:: Dataset section

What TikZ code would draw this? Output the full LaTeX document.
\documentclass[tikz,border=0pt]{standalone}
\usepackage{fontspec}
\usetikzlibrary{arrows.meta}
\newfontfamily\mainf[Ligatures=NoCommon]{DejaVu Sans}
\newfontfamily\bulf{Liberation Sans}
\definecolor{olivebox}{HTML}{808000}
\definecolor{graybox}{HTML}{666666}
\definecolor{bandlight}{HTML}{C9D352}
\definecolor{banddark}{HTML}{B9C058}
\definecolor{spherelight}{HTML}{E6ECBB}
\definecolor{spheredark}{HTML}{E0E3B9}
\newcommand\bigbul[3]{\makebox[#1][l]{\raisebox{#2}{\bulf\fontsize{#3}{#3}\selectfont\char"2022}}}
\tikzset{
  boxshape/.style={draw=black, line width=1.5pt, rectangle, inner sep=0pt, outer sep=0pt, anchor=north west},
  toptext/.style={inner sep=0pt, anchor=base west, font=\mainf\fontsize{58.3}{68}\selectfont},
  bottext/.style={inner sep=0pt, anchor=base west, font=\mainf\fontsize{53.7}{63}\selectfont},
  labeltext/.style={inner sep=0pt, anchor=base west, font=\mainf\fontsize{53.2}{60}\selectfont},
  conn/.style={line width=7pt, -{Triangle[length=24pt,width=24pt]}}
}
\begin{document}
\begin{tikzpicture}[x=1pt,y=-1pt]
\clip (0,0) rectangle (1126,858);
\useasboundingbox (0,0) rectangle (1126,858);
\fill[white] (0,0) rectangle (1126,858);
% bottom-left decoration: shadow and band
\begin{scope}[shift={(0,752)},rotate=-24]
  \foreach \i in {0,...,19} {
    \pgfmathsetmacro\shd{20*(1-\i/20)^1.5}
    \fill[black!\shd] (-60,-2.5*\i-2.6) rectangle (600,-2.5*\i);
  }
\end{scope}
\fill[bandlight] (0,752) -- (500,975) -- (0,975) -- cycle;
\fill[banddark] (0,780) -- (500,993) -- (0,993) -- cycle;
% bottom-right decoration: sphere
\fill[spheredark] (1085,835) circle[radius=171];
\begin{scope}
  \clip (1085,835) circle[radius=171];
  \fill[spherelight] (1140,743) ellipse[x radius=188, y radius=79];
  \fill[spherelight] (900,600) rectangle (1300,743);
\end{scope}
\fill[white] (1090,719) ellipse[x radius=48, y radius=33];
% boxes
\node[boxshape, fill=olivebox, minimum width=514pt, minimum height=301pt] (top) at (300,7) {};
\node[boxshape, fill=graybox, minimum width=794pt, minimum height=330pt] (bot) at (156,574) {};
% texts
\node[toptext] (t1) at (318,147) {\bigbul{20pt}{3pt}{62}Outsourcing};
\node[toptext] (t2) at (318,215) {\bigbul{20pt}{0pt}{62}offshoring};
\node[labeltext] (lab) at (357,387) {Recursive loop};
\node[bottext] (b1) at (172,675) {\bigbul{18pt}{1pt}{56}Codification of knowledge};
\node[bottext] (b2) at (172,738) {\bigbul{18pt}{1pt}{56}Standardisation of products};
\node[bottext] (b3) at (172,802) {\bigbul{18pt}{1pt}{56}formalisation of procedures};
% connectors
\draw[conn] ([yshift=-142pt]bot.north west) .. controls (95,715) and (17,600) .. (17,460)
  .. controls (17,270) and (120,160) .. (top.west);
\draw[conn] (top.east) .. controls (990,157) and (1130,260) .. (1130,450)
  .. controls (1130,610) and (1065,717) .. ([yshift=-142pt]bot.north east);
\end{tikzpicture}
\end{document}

::::

## Written exercise
All lines holding the word "draw" should be picked out and copied.

## The output
What TikZ code would draw this? Output the full LaTeX document.
  boxshape/.style={draw=black, line width=1.5pt, rectangle, inner sep=0pt, outer sep=0pt, anchor=north west},
\draw[conn] ([yshift=-142pt]bot.north west) .. controls (95,715) and (17,600) .. (17,460)
\draw[conn] (top.east) .. controls (990,157) and (1130,260) .. (1130,450)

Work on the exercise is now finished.